REQUEST:
Each line of the data that includes the string "this" is to be copied out.

--------------------------------

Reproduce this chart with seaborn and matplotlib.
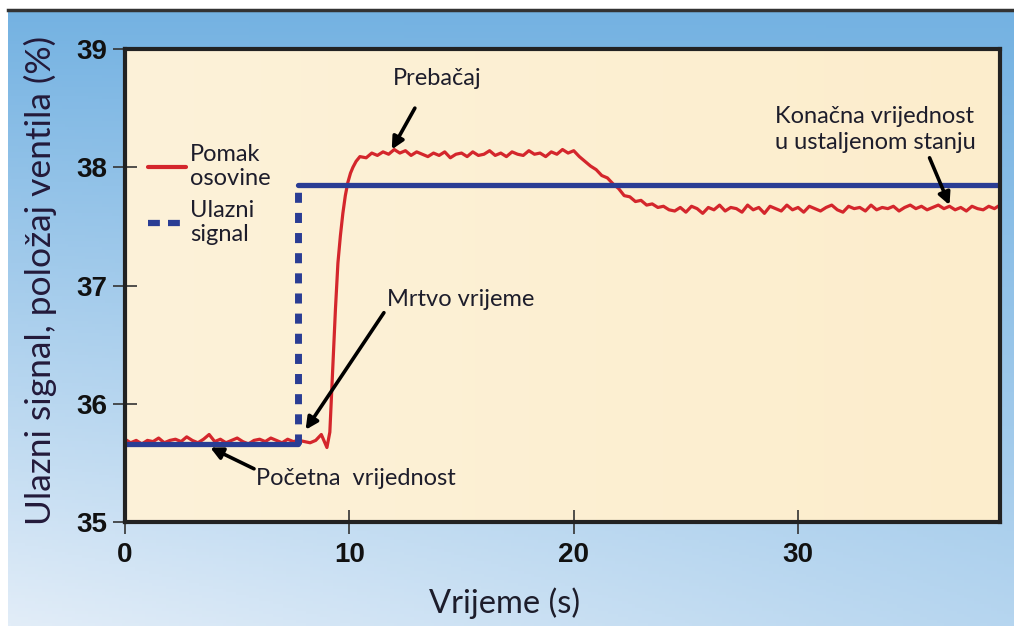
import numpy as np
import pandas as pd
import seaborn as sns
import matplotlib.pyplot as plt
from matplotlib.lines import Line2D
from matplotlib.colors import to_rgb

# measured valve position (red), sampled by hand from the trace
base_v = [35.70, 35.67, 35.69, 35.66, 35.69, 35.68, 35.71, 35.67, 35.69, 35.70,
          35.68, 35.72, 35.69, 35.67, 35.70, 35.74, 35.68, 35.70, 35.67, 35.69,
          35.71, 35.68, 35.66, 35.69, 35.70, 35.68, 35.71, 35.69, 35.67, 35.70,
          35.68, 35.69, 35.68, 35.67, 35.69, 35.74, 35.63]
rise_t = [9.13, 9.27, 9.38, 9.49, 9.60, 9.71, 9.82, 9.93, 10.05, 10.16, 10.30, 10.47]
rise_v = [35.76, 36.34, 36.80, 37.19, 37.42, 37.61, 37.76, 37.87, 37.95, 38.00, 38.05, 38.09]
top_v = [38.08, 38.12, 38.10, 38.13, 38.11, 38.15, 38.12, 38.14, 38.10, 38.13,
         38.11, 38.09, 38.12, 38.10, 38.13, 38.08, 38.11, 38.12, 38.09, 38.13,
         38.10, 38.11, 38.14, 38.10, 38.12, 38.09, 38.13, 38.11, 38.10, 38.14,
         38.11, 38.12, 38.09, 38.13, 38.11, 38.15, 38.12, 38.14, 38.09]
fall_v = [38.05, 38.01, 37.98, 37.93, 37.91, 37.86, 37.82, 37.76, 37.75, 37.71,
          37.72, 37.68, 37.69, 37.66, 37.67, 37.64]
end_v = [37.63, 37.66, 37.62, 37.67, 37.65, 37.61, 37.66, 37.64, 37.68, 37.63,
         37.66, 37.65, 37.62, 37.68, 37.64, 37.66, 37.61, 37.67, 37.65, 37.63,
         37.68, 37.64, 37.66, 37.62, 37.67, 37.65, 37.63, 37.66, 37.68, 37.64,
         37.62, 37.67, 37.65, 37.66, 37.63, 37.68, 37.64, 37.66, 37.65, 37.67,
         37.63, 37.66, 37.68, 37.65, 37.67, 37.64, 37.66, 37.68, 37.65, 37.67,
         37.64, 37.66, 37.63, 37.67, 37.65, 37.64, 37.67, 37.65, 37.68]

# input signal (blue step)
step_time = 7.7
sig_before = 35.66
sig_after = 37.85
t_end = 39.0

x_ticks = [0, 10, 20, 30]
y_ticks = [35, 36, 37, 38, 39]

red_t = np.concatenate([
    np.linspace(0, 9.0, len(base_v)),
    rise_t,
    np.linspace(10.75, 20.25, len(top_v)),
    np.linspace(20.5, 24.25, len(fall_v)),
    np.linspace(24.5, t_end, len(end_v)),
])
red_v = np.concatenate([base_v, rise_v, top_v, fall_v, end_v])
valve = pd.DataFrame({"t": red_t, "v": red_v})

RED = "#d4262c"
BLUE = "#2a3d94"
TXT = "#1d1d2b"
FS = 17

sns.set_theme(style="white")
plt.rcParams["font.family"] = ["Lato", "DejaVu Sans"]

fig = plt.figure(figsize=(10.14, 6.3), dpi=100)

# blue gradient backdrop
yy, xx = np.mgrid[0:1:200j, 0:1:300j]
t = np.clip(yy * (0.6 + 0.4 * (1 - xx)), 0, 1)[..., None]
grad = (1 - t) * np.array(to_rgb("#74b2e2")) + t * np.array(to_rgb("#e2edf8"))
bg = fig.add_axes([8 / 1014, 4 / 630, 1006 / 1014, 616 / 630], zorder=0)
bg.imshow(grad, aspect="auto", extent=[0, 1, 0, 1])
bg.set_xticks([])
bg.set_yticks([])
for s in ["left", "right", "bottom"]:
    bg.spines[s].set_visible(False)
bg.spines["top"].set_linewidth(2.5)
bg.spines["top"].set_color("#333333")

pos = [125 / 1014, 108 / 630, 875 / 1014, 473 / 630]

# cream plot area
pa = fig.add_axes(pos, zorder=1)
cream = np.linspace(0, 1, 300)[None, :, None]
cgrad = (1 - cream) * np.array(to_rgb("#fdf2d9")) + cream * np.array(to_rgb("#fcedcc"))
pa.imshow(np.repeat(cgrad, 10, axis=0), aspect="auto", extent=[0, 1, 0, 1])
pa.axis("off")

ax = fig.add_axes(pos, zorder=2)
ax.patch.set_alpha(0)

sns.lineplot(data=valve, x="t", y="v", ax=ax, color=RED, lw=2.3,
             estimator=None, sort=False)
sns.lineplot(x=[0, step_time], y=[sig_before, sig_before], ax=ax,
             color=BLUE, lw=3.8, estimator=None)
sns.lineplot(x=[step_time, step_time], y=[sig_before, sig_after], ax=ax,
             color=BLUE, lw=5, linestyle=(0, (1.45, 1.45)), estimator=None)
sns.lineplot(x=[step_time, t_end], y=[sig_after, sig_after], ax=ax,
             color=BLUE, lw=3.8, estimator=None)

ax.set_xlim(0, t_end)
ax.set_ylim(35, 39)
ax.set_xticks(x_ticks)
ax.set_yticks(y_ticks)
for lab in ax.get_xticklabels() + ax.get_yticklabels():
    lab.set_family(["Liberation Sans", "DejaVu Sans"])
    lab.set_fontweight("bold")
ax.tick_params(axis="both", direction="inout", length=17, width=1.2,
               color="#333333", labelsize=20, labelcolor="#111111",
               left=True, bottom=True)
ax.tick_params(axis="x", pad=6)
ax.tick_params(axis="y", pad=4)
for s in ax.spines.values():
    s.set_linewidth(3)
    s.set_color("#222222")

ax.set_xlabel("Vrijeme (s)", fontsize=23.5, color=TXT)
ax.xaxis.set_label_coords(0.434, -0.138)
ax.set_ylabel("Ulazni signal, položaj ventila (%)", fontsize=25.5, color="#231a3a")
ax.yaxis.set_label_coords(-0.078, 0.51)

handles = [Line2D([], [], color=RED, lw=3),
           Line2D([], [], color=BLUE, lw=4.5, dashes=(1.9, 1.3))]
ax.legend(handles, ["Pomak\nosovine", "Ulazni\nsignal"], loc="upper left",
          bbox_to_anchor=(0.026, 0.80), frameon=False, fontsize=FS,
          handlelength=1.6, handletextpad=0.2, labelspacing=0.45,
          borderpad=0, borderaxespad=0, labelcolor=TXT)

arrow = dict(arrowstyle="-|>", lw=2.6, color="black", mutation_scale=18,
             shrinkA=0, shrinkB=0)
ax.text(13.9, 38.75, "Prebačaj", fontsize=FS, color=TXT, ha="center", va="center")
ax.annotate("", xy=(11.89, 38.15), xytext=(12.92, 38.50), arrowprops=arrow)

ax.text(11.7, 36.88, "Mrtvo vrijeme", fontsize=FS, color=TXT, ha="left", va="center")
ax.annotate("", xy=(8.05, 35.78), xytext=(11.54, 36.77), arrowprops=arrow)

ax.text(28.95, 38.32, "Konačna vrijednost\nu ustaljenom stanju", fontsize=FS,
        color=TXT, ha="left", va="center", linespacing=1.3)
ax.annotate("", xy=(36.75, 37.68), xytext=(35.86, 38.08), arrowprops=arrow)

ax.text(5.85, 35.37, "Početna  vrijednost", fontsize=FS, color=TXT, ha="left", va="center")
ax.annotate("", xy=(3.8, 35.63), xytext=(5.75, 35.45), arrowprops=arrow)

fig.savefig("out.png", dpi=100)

--------------------------------

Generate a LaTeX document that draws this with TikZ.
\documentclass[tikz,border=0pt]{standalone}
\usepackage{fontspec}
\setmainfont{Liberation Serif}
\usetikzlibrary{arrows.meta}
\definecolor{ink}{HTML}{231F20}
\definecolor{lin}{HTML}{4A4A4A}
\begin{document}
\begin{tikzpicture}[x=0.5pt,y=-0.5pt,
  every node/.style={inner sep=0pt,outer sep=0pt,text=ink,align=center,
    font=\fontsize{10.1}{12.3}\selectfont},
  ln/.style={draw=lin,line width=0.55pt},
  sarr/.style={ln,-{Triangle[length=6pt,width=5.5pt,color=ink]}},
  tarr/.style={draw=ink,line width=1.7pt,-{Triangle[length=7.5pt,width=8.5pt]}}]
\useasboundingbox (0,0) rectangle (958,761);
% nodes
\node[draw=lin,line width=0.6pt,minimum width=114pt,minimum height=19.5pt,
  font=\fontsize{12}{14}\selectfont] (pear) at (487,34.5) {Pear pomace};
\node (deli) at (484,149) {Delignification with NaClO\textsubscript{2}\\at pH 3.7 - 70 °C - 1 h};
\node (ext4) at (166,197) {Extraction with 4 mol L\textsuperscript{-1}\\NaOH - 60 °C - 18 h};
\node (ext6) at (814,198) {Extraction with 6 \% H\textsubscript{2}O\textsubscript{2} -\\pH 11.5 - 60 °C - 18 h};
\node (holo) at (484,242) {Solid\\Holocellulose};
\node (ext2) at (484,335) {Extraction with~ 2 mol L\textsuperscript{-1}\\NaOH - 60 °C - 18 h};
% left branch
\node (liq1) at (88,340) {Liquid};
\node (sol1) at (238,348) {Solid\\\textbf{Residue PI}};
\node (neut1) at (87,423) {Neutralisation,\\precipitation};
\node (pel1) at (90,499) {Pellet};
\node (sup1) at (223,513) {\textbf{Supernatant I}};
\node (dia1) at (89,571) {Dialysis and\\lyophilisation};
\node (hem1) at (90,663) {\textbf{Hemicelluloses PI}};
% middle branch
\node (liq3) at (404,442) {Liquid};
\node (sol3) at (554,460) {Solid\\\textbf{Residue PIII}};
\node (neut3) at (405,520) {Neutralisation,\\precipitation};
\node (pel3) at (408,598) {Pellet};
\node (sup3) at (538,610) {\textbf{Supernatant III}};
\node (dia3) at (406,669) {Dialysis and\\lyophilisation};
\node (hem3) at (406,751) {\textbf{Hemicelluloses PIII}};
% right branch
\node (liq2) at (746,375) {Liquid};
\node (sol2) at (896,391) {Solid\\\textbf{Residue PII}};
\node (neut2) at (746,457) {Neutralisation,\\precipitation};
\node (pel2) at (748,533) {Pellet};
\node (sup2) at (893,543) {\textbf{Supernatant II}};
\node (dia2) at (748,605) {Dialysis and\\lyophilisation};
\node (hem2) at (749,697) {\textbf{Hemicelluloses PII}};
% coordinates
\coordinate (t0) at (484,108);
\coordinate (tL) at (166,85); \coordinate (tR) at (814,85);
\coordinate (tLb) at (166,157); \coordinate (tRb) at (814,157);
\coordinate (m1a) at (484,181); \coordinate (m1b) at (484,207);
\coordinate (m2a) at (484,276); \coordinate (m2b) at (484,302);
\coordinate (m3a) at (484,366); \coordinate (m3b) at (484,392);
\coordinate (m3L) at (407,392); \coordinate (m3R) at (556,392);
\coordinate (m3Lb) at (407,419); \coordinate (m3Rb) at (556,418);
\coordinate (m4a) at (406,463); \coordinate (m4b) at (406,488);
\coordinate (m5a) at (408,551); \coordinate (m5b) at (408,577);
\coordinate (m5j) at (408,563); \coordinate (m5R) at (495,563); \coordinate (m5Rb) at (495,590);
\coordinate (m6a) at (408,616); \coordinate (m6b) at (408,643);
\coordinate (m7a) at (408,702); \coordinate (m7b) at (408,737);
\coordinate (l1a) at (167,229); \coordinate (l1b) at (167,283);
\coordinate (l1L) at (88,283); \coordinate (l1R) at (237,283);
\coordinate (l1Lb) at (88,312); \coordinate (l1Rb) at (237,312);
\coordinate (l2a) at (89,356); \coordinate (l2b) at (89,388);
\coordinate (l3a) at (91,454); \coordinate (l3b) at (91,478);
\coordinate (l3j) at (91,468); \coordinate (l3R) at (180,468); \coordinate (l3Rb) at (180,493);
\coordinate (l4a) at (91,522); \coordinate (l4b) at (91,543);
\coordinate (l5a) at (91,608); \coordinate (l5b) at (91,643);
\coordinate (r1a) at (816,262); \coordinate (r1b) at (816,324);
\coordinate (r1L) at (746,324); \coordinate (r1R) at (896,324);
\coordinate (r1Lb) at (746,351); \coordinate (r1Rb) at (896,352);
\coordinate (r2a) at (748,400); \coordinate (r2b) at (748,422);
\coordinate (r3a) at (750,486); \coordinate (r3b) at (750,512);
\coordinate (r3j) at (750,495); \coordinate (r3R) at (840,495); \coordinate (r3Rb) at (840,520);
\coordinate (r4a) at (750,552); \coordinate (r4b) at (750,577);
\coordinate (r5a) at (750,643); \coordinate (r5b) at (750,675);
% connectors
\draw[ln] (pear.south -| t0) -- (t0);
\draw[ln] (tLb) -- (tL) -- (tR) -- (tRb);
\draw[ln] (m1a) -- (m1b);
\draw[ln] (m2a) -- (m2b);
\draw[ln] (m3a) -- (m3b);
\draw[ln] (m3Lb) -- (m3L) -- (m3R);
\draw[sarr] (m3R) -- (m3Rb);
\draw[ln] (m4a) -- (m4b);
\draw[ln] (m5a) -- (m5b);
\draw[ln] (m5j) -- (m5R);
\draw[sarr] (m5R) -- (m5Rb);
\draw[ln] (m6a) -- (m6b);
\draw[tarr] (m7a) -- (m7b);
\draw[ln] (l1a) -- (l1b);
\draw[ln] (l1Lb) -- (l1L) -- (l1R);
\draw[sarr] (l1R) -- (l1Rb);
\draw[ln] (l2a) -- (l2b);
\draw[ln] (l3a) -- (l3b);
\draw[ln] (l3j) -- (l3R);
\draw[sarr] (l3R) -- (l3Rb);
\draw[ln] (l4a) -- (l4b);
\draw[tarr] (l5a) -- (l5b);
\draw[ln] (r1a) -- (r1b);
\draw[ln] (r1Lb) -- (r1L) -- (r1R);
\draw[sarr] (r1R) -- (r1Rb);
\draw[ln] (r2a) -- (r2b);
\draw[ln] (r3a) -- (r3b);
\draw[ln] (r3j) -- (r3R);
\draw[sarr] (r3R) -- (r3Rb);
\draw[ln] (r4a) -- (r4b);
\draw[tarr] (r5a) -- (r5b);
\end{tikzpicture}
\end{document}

--------------------------------

TASK RESPONSE:
Reproduce this chart with seaborn and matplotlib.
Generate a LaTeX document that draws this with TikZ.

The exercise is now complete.